Go to the Lets see screen to check how the new DGT is being modelled. The chart will show a spike in the Need line in the year of purchase, since purchasing the DGT is an expense.
Click on Year view>Expenses to see the purchase expense:
In the following year, you should expect to see the income from the DGT coming into the cashflow -on the Cashflow Detailed view you will see the income as yellow and if you check Year view>Cashflow you will see the income:
Discounted gift trusts and IHT calculations
The discount is the amount that is effectively being "carved out" of the trust to provide the income.

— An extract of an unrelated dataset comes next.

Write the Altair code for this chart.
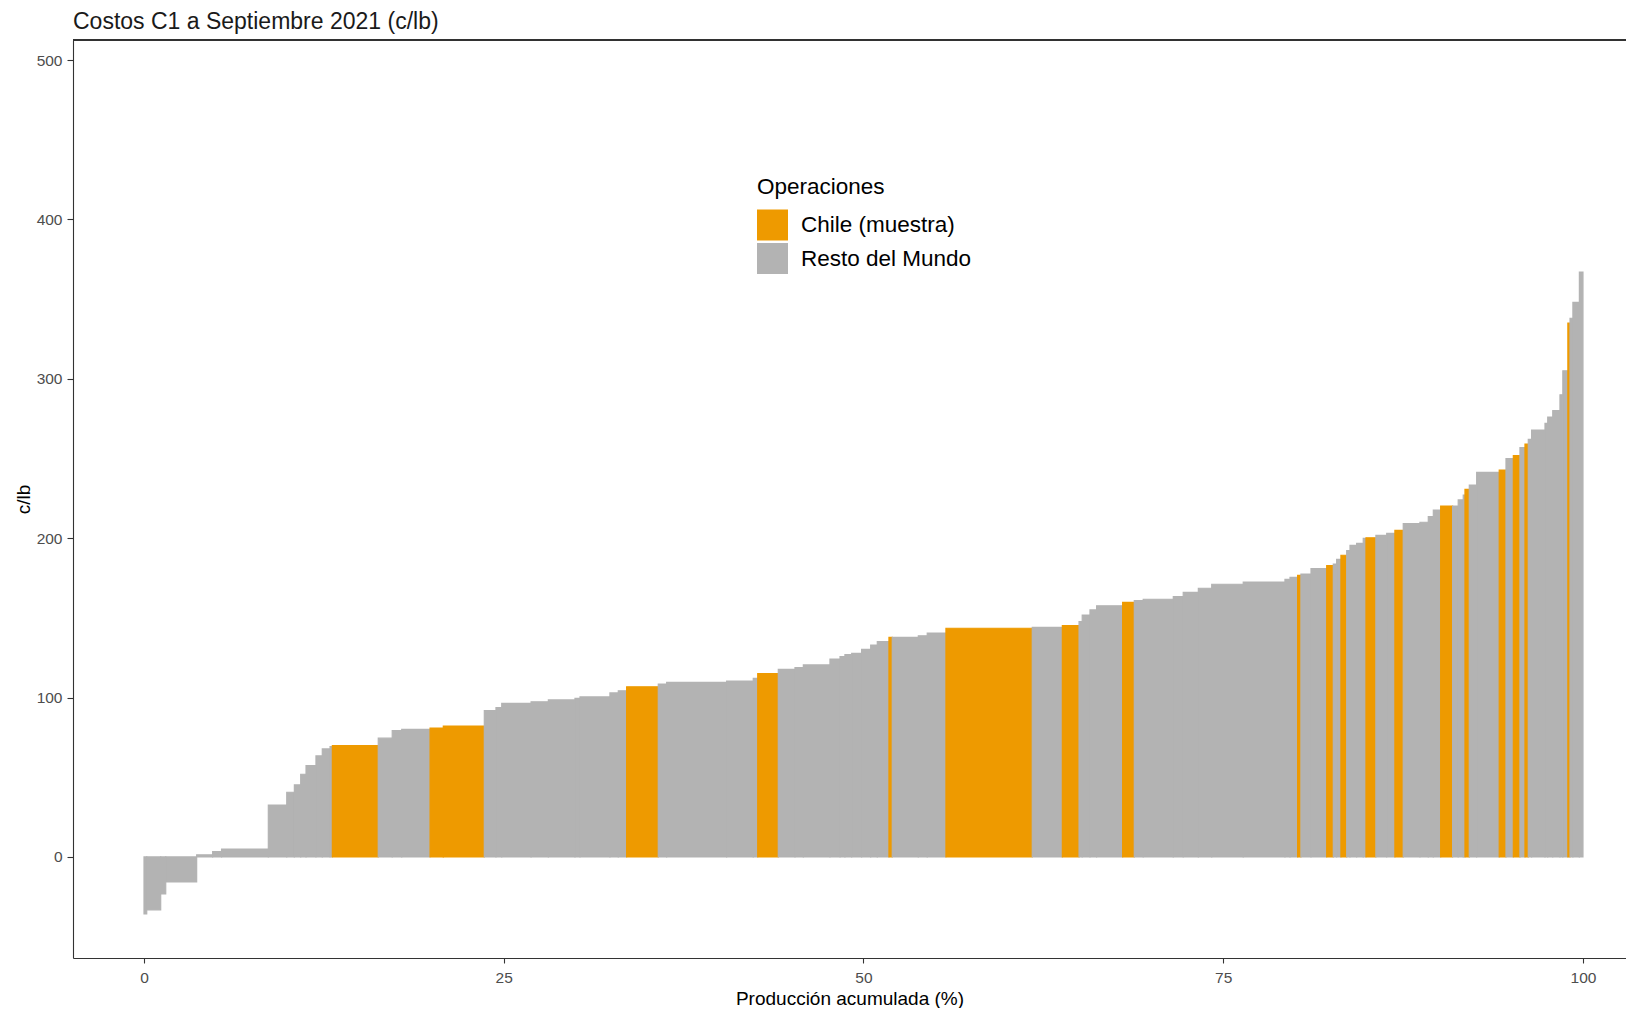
import altair as alt
import pandas as pd

# Cumulative production (%) at the right edge of each operation
cum_end = [0.19, 1.16, 1.51, 3.66, 4.77, 5.39, 8.64, 9.92, 10.45, 10.89,
           11.26, 11.95, 12.39, 12.93, 13.09, 16.28, 17.25, 17.91, 19.88, 20.8,
           23.65, 24.46, 24.86, 26.9, 28.1, 29.95, 30.3, 32.38, 32.96, 33.54,
           35.74, 36.32, 40.49, 42.34, 42.65, 44.08, 45.24, 45.82, 47.67, 48.37,
           48.71, 49.18, 49.87, 50.5, 50.96, 51.77, 52.0, 53.81, 54.43, 55.73,
           61.73, 63.82, 64.98, 65.2, 65.74, 66.2, 68.01, 68.82, 69.44, 71.53,
           72.22, 73.27, 74.2, 76.39, 79.29, 79.64, 80.17, 80.4, 81.1, 82.19,
           82.65, 82.88, 83.18, 83.58, 83.81, 84.27, 84.73, 84.92, 85.61, 86.36,
           86.93, 87.51, 88.67, 89.25, 89.6, 90.11, 90.94, 91.33, 91.68, 91.8,
           92.1, 92.61, 94.18, 94.65, 95.16, 95.62, 95.97, 96.2, 96.43, 97.36,
           97.55, 97.9, 98.4, 98.6, 98.95, 99.1, 99.3, 99.75, 100.0]

# C1 cost (c/lb) of each operation
costs = [-35.8, -33.2, -23.2, -15.7, 1.3, 3.4, 5.0, 32.6, 40.6, 45.2,
         51.9, 57.3, 63.4, 67.8, 69.2, 69.8, 74.5, 79.3, 80.1, 80.9,
         82.1, 91.8, 93.7, 96.4, 97.4, 98.5, 99.5, 100.4, 102.9, 104.3,
         106.8, 108.5, 109.6, 110.4, 112.1, 115.0, 117.7, 118.8, 120.5, 124.2,
         125.7, 126.9, 127.8, 130.3, 133.0, 135.1, 137.8, 137.8, 138.8, 140.5,
         143.5, 144.1, 145.1, 147.6, 151.8, 155.0, 157.6, 159.8, 160.8, 161.7,
         163.3, 166.0, 168.6, 171.1, 172.5, 174.2, 175.4, 176.7, 177.5, 180.9,
         182.8, 183.8, 186.7, 189.3, 192.2, 195.5, 196.8, 199.9, 200.3, 201.8,
         203.0, 204.9, 209.1, 210.0, 213.5, 217.7, 220.2, 220.2, 224.0, 227.0,
         230.6, 233.4, 241.3, 242.8, 249.9, 251.8, 256.8, 259.1, 262.0, 267.9,
         272.0, 276.0, 280.0, 290.0, 305.0, 335.0, 338.0, 348.0, 367.0]

# 1 = Chile (muestra), 0 = Resto del Mundo
is_chile = [0, 0, 0, 0, 0, 0, 0, 0, 0, 0,
            0, 0, 0, 0, 0, 1, 0, 0, 0, 1,
            1, 0, 0, 0, 0, 0, 0, 0, 0, 0,
            1, 0, 0, 0, 0, 1, 0, 0, 0, 0,
            0, 0, 0, 0, 0, 0, 1, 0, 0, 0,
            1, 0, 1, 0, 0, 0, 0, 1, 0, 0,
            0, 0, 0, 0, 0, 0, 0, 1, 0, 0,
            1, 0, 0, 1, 0, 0, 0, 0, 1, 0,
            0, 1, 0, 0, 0, 0, 1, 0, 0, 0,
            1, 0, 0, 1, 0, 1, 0, 1, 0, 0,
            0, 0, 0, 0, 0, 1, 0, 0, 0]

group_names = ["Resto del Mundo", "Chile (muestra)"]
legend_order = ["Chile (muestra)", "Resto del Mundo"]
group_colors = ["#EE9A00", "#B3B3B3"]
x_ticks = [0, 25, 50, 75, 100]
y_ticks = [0, 100, 200, 300, 400, 500]

cum_start = [0.0] + cum_end[:-1]
df = pd.DataFrame({
    "x0": cum_start,
    "x1": cum_end,
    "cost": costs,
    "Operaciones": [group_names[f] for f in is_chile],
})

W, H = 1553, 918
FONT = "Liberation Sans, Arial, sans-serif"

xscale = alt.Scale(domain=[-4.934, 102.99], nice=False, zero=False)
yscale = alt.Scale(domain=[-63.4, 512.6], nice=False, zero=False)
cscale = alt.Scale(domain=legend_order, range=group_colors)

bars = alt.Chart(df).mark_rect(strokeWidth=1.2).encode(
    x=alt.X("x0:Q", scale=xscale,
            axis=alt.Axis(title="Producción acumulada (%)", values=x_ticks,
                          tickSize=5, labelPadding=7, titlePadding=4)),
    x2="x1:Q",
    y=alt.Y("cost:Q", scale=yscale,
            axis=alt.Axis(title="c/lb", values=y_ticks, tickSize=6,
                          labelPadding=5, titlePadding=3)),
    y2=alt.datum(0),
    color=alt.Color("Operaciones:N", scale=cscale,
                    legend=alt.Legend(orient="none", legendX=684, legendY=136,
                                      symbolType="square", symbolSize=961,
                                      symbolStrokeWidth=0, rowPadding=2.5,
                                      labelOffset=13, titlePadding=11,
                                      labelLimit=0, padding=0)),
    stroke=alt.Stroke("Operaciones:N", scale=cscale, legend=None),
)

top_border = alt.Chart(df).mark_rule(color="#333333", strokeWidth=1.1).encode(
    x=alt.value(0), x2=alt.value(W), y=alt.value(0)
)

chart = alt.layer(bars, top_border).properties(
    width=W, height=H,
    padding={"left": 65, "top": 32, "right": 0, "bottom": 50},
    autosize=alt.AutoSizeParams(type="none"),
    title=alt.Title("Costos C1 a Septiembre 2021 (c/lb)", anchor="start",
                    frame="group", fontSize=23, fontWeight="normal", font=FONT,
                    color="#1a1a1a", offset=5),
).configure_view(stroke=None).configure_axis(
    grid=False, domainColor="#333333", domainWidth=1.1,
    tickColor="#333333", tickWidth=1.1,
    labelFont=FONT, labelFontSize=15.5, labelColor="#4D4D4D",
    titleFont=FONT, titleFontSize=19, titleFontWeight="normal", titleColor="#000000",
).configure_legend(
    titleFont=FONT, titleFontSize=22.5, titleFontWeight="normal", titleColor="#000000",
    labelFont=FONT, labelFontSize=22.5, labelColor="#000000",
)

chart.save("out.html", embed_options={"renderer": "svg", "actions": False})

This amount does not fall back into the estate on death within 7 years. The balance (non-discounted) would be included in the estate in the event of death within 7 years. The non-discounted balance placed into the DGT will be treated as a chargeable lifetime transfer (CLT) or a potentially exempt transfer (PET) depending on whether the trust is discretionary or bare, respectively.
The DGT is a “discounted” Potentially Exempt or Lifetime Transfer. The discount is the proportion of the gift that is deemed to be attributed to providing a lifetime income.
The key point is that the discount leaves the Estate immediately, i.e. it is not clawed back into the Estate if the donor dies within 7 years; the non-discounted element is treated as a PET or, if the cumulative gifts over 7 years have exceeded the Nil Rate Threshold, is subject to the Lifetime Tax charge (20%).
The withdrawals can continue for the donor’s lifetime until or unless the discount is exhausted – the Trust is treated as a single entity in terms of calculating tax on withdrawals (e.g. in the example, the £5000 withdrawals would be treated as representing 5% of the initial investment so would be tax deferred for 20 years) and investment return is applied across the whole fund. You would expect the discounted amount to remain about static or decline dependent upon the level of withdrawal and the modelled growth; the non-discounted amount would grow through investment return.
If your new DGT is being purchase in Year 1 of your plan, you can use the Legacy>immediate legacy view to see how the software is accounting for the PET. This view assumes death at the end of year 1, the DGT will appear in the Life assurance category, with the end of year value, ie assuming one year's growth.
If you check the Estate Distribution and Inheritance tax section you will see the non discounted element ie £300,000 - £125,000 = £175,000 in our example, showing as a CLT, the non exempt value shown is reduced by £3000 assuming that David's Annual Exempt Gift allowance has been offset against it. The non exempt element therefore reduces David's available nil rate band.